美智子さまが51歳のときに子宮筋腫の手術を受け、退院した日のことだ。

 宮内庁病院の玄関で、当時の礼宮(秋篠宮)さまや紀宮さま(黒田清子さん)とともに待っていた、明仁殿下(上皇さま)の胸に、そっと顔を寄せた。ご夫妻の「絆」を垣間見るような瞬間であった。

 上皇ご夫妻を長年知る人物は、こう口にする。

「美智子さまのなかには、ご自分たちが愛し合って生きてきた一面もある、ということを知っていてほしいという思いが、悲しいまでにおありになる」

 この話が意味することは何か。

 いまから60年前、おふたりがご成婚を2カ月後に控えた1959年2月6日。自民党の平井義一衆院議員は国会で、宇佐美毅宮内庁長官に迫った。

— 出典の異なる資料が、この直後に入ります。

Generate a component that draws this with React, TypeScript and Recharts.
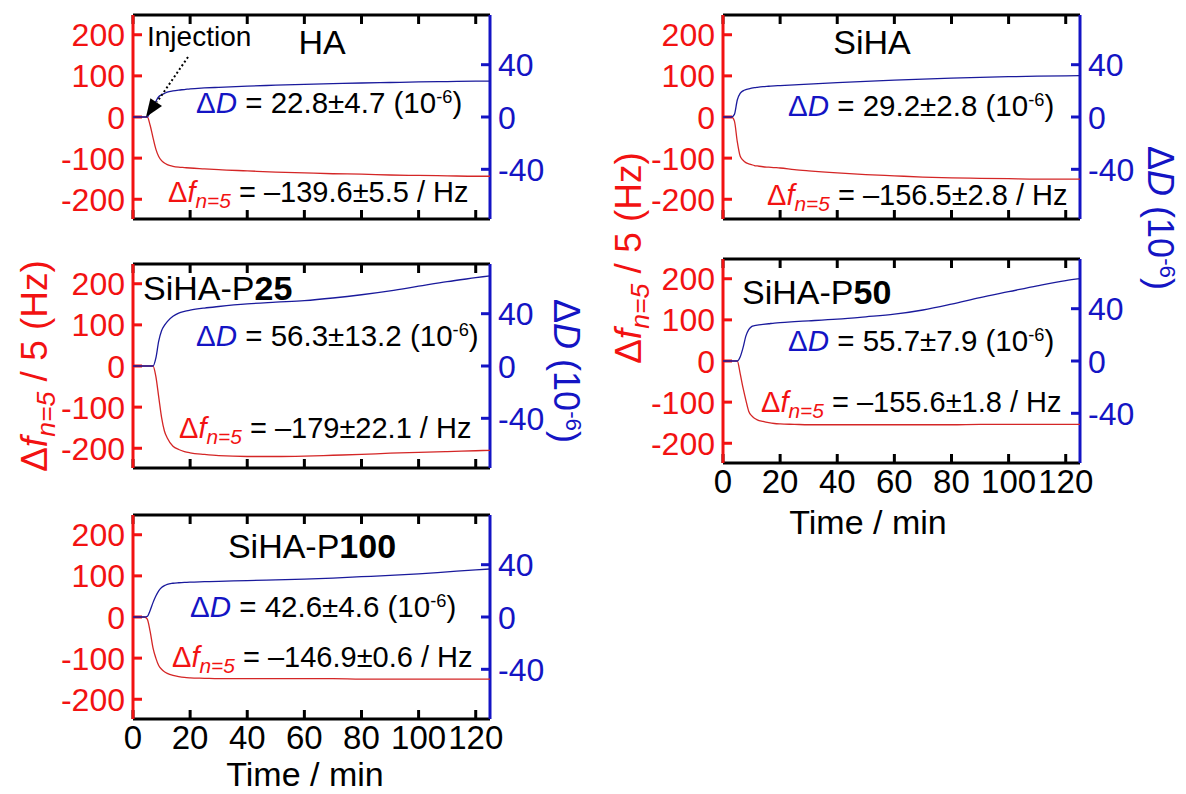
import React from 'react';
import { LineChart, Line, XAxis, YAxis, ReferenceLine } from 'recharts';

// QCM-D traces: frequency shift (left axis) and dissipation (right axis) vs time
const times = [0, 3, 4, 5, 6, 7, 8, 9, 10, 11, 12, 14, 16, 18, 20, 25, 30, 40, 50, 60, 70, 80, 90, 100, 110, 120, 125];

const haFreq = [0, 0, 0, 0, -20, -50, -78, -96, -106, -112, -116, -120, -122, -123, -124, -126, -128, -131, -134, -136, -138, -139, -141, -142, -143, -144, -144];
const haDiss = [0, 0, 0, 0, 4, 8, 12, 15.5, 17, 18, 19, 20, 20.6, 21, 21.5, 22.2, 22.7, 23.6, 24.3, 25, 25.5, 26, 26.4, 26.8, 27.1, 27.4, 27.5];

const sihaFreq = [0, 0, -10, -60, -95, -105, -111, -114, -116, -118, -119, -121, -122, -123, -124, -128, -131, -136, -140, -143, -146, -148, -149, -150, -151, -151, -151];
const sihaDiss = [0, 0, 2, 13, 18, 20, 21, 21.5, 22, 22.4, 22.7, 23.2, 23.5, 23.8, 24, 24.6, 25.2, 26.3, 27.3, 28.2, 29, 29.7, 30.3, 30.8, 31.2, 31.5, 31.6];

const p25Freq = [0, 0, 0, 0, 0, 0, -25, -75, -125, -158, -175, -195, -203, -208, -211, -215, -218, -220, -220, -219, -217, -215, -212, -210, -208, -206, -205];
const p25Diss = [0, 0, 0, 0, 0, 0, 6, 19, 27, 31, 34, 38, 40.5, 41.8, 42.7, 44.3, 45.5, 47.5, 48.8, 50, 52, 54.5, 57.5, 61, 64.5, 67.5, 69];

const p50Freq = [0, 0, 0, 0, -30, -65, -95, -122, -133, -139, -143, -147, -150, -152, -153, -154, -155, -155, -155, -155, -155, -155, -154, -154, -154, -154, -154];
const p50Diss = [0, 0, 0, 0, 3, 10, 19, 24, 26.3, 27, 27.5, 28, 28.5, 29, 29.4, 30.1, 30.7, 32, 33.8, 35.8, 39, 43.5, 48.5, 53, 57.5, 61.5, 63];

const p100Freq = [0, 0, 0, -5, -35, -75, -100, -118, -127, -133, -137, -142, -145, -147, -148, -149, -150, -150, -150, -150, -150, -151, -151, -151, -151, -151, -151];
const p100Diss = [0, 0, 0, 0.5, 5, 11, 16, 20, 22.5, 24, 25, 25.8, 26.2, 26.5, 26.7, 27, 27.3, 27.8, 28.4, 29, 29.8, 30.8, 31.8, 33, 34.5, 36, 36.7];

// mean ± SD reported in each panel
const dMean = ['22.8', '29.2', '56.3', '55.7', '42.6'];
const dSd = ['4.7', '2.8', '13.2', '7.9', '4.6'];
const fMean = ['139.6', '156.5', '179', '155.6', '146.9'];
const fSd = ['5.5', '2.8', '22.1', '1.8', '0.6'];

const titlePlain = ['HA', 'SiHA', 'SiHA-P', 'SiHA-P', 'SiHA-P'];
const titleBold = ['', '', '25', '50', '100'];

const timeTicks = [0, 20, 40, 60, 80, 100, 120];
const freqTicks = [-200, -100, 0, 100, 200];
const dissTicks = [-40, 0, 40];
const timeDomain = [0, 125];
const freqDomain = [-248, 248];
const dissDomain = [-78, 78];

const RED = '#f21212';
const BLUE = '#1414c4';
const RED_LINE = '#d42626';
const BLUE_LINE = '#1a1a9c';
const FONT = '"Liberation Sans", Arial, sans-serif';

const PLOT_W = 357;
const PLOT_H = 204;
const AX_L = 90;
const AX_R = 80;
const AX_B = 44;
const PAD_T = 8;
const TICK = 9; // inward tick length, px
const GAP_Y = 8;
const GAP_X = 6;

// tick length converted to axis units so the marks go through the chart scales
const tickT = (TICK * (timeDomain[1] - timeDomain[0])) / PLOT_W;
const tickF = (TICK * (freqDomain[1] - freqDomain[0])) / PLOT_H;

type Side = 'left' | 'right' | 'bottom';

const makeLabel = (side: Side, color: string, size: number, show: boolean) => (props: any) => {
  const { x, y, payload } = props;
  if (!show) return <g />;
  const anchor = side === 'left' ? 'end' : side === 'right' ? 'start' : 'middle';
  const dy = side === 'bottom' ? '0.72em' : '0.36em';
  return (
    <text x={x} y={y} dy={dy} textAnchor={anchor} fill={color} fontSize={size} fontFamily={FONT}>
      {payload.value}
    </text>
  );
};

interface PanelProps {
  x: number;
  y: number;
  freq: number[];
  diss: number[];
  showTime: boolean;
}

function Panel({ x, y, freq, diss, showTime }: PanelProps) {
  const rows = times.map((t, i) => ({ t, f: freq[i], d: diss[i] }));
  const tickStyle = { strokeWidth: 3, ifOverflow: 'visible' as const };
  return (
    <div style={{ position: 'absolute', left: x - AX_L, top: y - PAD_T }}>
      <LineChart
        width={PLOT_W + AX_L + AX_R}
        height={PLOT_H + PAD_T + AX_B}
        data={rows}
        margin={{ top: PAD_T, right: 0, bottom: 0, left: 0 }}
      >
        <XAxis
          xAxisId="b"
          dataKey="t"
          type="number"
          domain={timeDomain}
          allowDataOverflow
          ticks={timeTicks}
          interval={0}
          height={AX_B}
          axisLine={false}
          tickLine={false}
          tickSize={0}
          tickMargin={GAP_X}
          tick={makeLabel('bottom', '#000', 33, showTime)}
        />
        <YAxis
          yAxisId="f"
          type="number"
          domain={freqDomain}
          allowDataOverflow
          ticks={freqTicks}
          interval={0}
          width={AX_L}
          axisLine={false}
          tickLine={false}
          tickSize={0}
          tickMargin={GAP_Y}
          tick={makeLabel('left', RED, 32, true)}
        />
        <YAxis
          yAxisId="d"
          orientation="right"
          type="number"
          domain={dissDomain}
          allowDataOverflow
          ticks={dissTicks}
          interval={0}
          width={AX_R}
          axisLine={false}
          tickLine={false}
          tickSize={0}
          tickMargin={GAP_Y}
          tick={makeLabel('right', BLUE, 32, true)}
        />

        {/* inward tick marks on all four sides */}
        {timeTicks.map((t) => (
          <ReferenceLine key={`tb${t}`} xAxisId="b" yAxisId="f" stroke="#000" {...tickStyle}
            segment={[{ x: t, y: freqDomain[0] }, { x: t, y: freqDomain[0] + tickF }]} />
        ))}
        {timeTicks.map((t) => (
          <ReferenceLine key={`tt${t}`} xAxisId="b" yAxisId="f" stroke="#000" {...tickStyle}
            segment={[{ x: t, y: freqDomain[1] }, { x: t, y: freqDomain[1] - tickF }]} />
        ))}
        {freqTicks.map((v) => (
          <ReferenceLine key={`tl${v}`} xAxisId="b" yAxisId="f" stroke={RED} {...tickStyle}
            segment={[{ x: timeDomain[0], y: v }, { x: timeDomain[0] + tickT, y: v }]} />
        ))}
        {dissTicks.map((v) => (
          <ReferenceLine key={`tr${v}`} xAxisId="b" yAxisId="d" stroke={BLUE} {...tickStyle}
            segment={[{ x: timeDomain[1] - tickT, y: v }, { x: timeDomain[1], y: v }]} />
        ))}

        {/* frame: black top/bottom, red left, blue right */}
        <ReferenceLine xAxisId="b" yAxisId="f" y={freqDomain[1]} stroke="#000" strokeWidth={3} />
        <ReferenceLine xAxisId="b" yAxisId="f" y={freqDomain[0]} stroke="#000" strokeWidth={3} />
        <ReferenceLine xAxisId="b" yAxisId="f" x={timeDomain[0]} stroke={RED} strokeWidth={3} />
        <ReferenceLine xAxisId="b" yAxisId="f" x={timeDomain[1]} stroke={BLUE} strokeWidth={3} />

        <Line xAxisId="b" yAxisId="f" dataKey="f" type="monotone" stroke={RED_LINE} strokeWidth={1.3} dot={false} isAnimationActive={false} />
        <Line xAxisId="b" yAxisId="d" dataKey="d" type="monotone" stroke={BLUE_LINE} strokeWidth={1.3} dot={false} isAnimationActive={false} />
      </LineChart>
    </div>
  );
}

const Sub = ({ children }: { children: React.ReactNode }) => (
  <span style={{ fontSize: '0.72em', verticalAlign: '-0.3em', fontStyle: 'italic' }}>{children}</span>
);
const Sup = ({ children }: { children: React.ReactNode }) => (
  <span style={{ fontSize: '0.62em', verticalAlign: '0.55em' }}>{children}</span>
);

const abs = (left: number, top: number, extra: React.CSSProperties = {}): React.CSSProperties => ({
  position: 'absolute',
  left,
  top,
  lineHeight: 1,
  whiteSpace: 'nowrap',
  fontFamily: FONT,
  ...extra,
});

function DissText({ i, left, top }: { i: number; left: number; top: number }) {
  return (
    <div style={abs(left, top, { fontSize: 29.5 })}>
      <span style={{ color: BLUE }}>Δ<i>D</i></span> = {dMean[i]}±{dSd[i]} (10<Sup>-6</Sup>)
    </div>
  );
}

function FreqText({ i, left, top }: { i: number; left: number; top: number }) {
  return (
    <div style={abs(left, top, { fontSize: 29 })}>
      <span style={{ color: RED }}>Δ<i>f</i><Sub>n=5</Sub></span> = –{fMean[i]}±{fSd[i]} / Hz
    </div>
  );
}

function Title({ i, left, top, center }: { i: number; left: number; top: number; center?: boolean }) {
  return (
    <div style={abs(left, top, { fontSize: 34, transform: center ? 'translateX(-50%)' : undefined })}>
      {titlePlain[i]}
      <b>{titleBold[i]}</b>
    </div>
  );
}

function FreqLabel({ cx, cy }: { cx: number; cy: number }) {
  return (
    <div style={abs(cx, cy, { fontSize: 37, color: RED, transform: 'translate(-50%, -50%) rotate(-90deg)' })}>
      Δ<i>f</i><Sub>n=5</Sub> / 5 (Hz)
    </div>
  );
}

function DissLabel({ cx, cy }: { cx: number; cy: number }) {
  return (
    <div style={abs(cx, cy, { fontSize: 36, color: BLUE, transform: 'translate(-50%, -50%) rotate(90deg)' })}>
      Δ<i>D</i> (10<Sup>-6</Sup>)
    </div>
  );
}

function TimeLabel({ cx, top }: { cx: number; top: number }) {
  return <div style={abs(cx, top, { fontSize: 34, transform: 'translateX(-50%)' })}>Time / min</div>;
}

export default function App() {
  return (
    <div style={{ position: 'absolute', left: 0, top: 0, width: 1186, height: 794, background: '#fff', overflow: 'hidden' }}>
      <Panel x={133} y={15} freq={haFreq} diss={haDiss} showTime={false} />
      <Panel x={723} y={15} freq={sihaFreq} diss={sihaDiss} showTime={false} />
      <Panel x={133} y={264} freq={p25Freq} diss={p25Diss} showTime={false} />
      <Panel x={723} y={259} freq={p50Freq} diss={p50Diss} showTime />
      <Panel x={133} y={515} freq={p100Freq} diss={p100Diss} showTime />

      <Title i={0} left={322} top={25} center />
      <Title i={1} left={872} top={25} center />
      <Title i={2} left={143} top={271} />
      <Title i={3} left={742} top={275} />
      <Title i={4} left={312} top={529} center />

      <DissText i={0} left={196} top={88} />
      <FreqText i={0} left={168} top={178} />
      <DissText i={1} left={788} top={91} />
      <FreqText i={1} left={767} top={181} />
      <DissText i={2} left={196} top={321} />
      <FreqText i={2} left={179} top={414} />
      <DissText i={3} left={788} top={326} />
      <FreqText i={3} left={761} top={388} />
      <DissText i={4} left={190} top={592} />
      <FreqText i={4} left={172} top={643} />

      <div style={abs(147, 23, { fontSize: 28 })}>Injection</div>
      <svg width={1186} height={794} style={{ position: 'absolute', left: 0, top: 0, pointerEvents: 'none' }}>
        <line x1={188} y1={57} x2={157} y2={102} stroke="#000" strokeWidth={2} strokeDasharray="2 2.5" />
        <polygon points="146,117 162,106 150.4,98.2" fill="#000" />
      </svg>

      <FreqLabel cx={38} cy={366} />
      <DissLabel cx={566} cy={371} />
      <FreqLabel cx={632} cy={258} />
      <DissLabel cx={1160} cy={218} />

      <TimeLabel cx={305} top={757} />
      <TimeLabel cx={868} top={505} />
    </div>
  );
}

「皇太子殿下が軽井沢のテニス・コートで見そめて、自分がいいというようなことを言うたならば、(中略)私の子供と変わりない。これが果たして民族の象徴と言い得るかどうか私は知りませんが、あなたから進言をされたものか、皇太子殿下が自分で見そめられたものか、この点をお尋ねしたい」

 これに対し、宇佐美長官は、

「世上で一昨年あたりから軽井沢で恋愛が始まったというようなことが伝えられますが、その事実は全くございません。(中略)われわれも御推薦申し上げ、殿下も冷静な観察をなさって御決心になった」

 と「恋愛」を否定した。「恋愛」が問題視されたのはなぜか。元朝日新聞記者で当時、お妃選考の取材を担当した佐伯晋さんは、こう話す。

「恋愛か、宮内庁が誘導したアレンジド・マリッジか──これはデリケートな問題でした。というのも、米国人の人妻と恋に落ち、英国国王の座を捨てた1936年のエドワード8世のシンプソン夫人事件を想起させたのです。つまり、恋愛は皇室を不安定にするものだ、という意識が一部の国民の間にあった時代でした」

 恋愛と明言すれば反発する人たちがいる。逆に宮内庁のアレンジだと言えば、宮内庁は民間から作為的に妃を選んだ、と攻撃される。おふたりにとって、苦しい時期だった。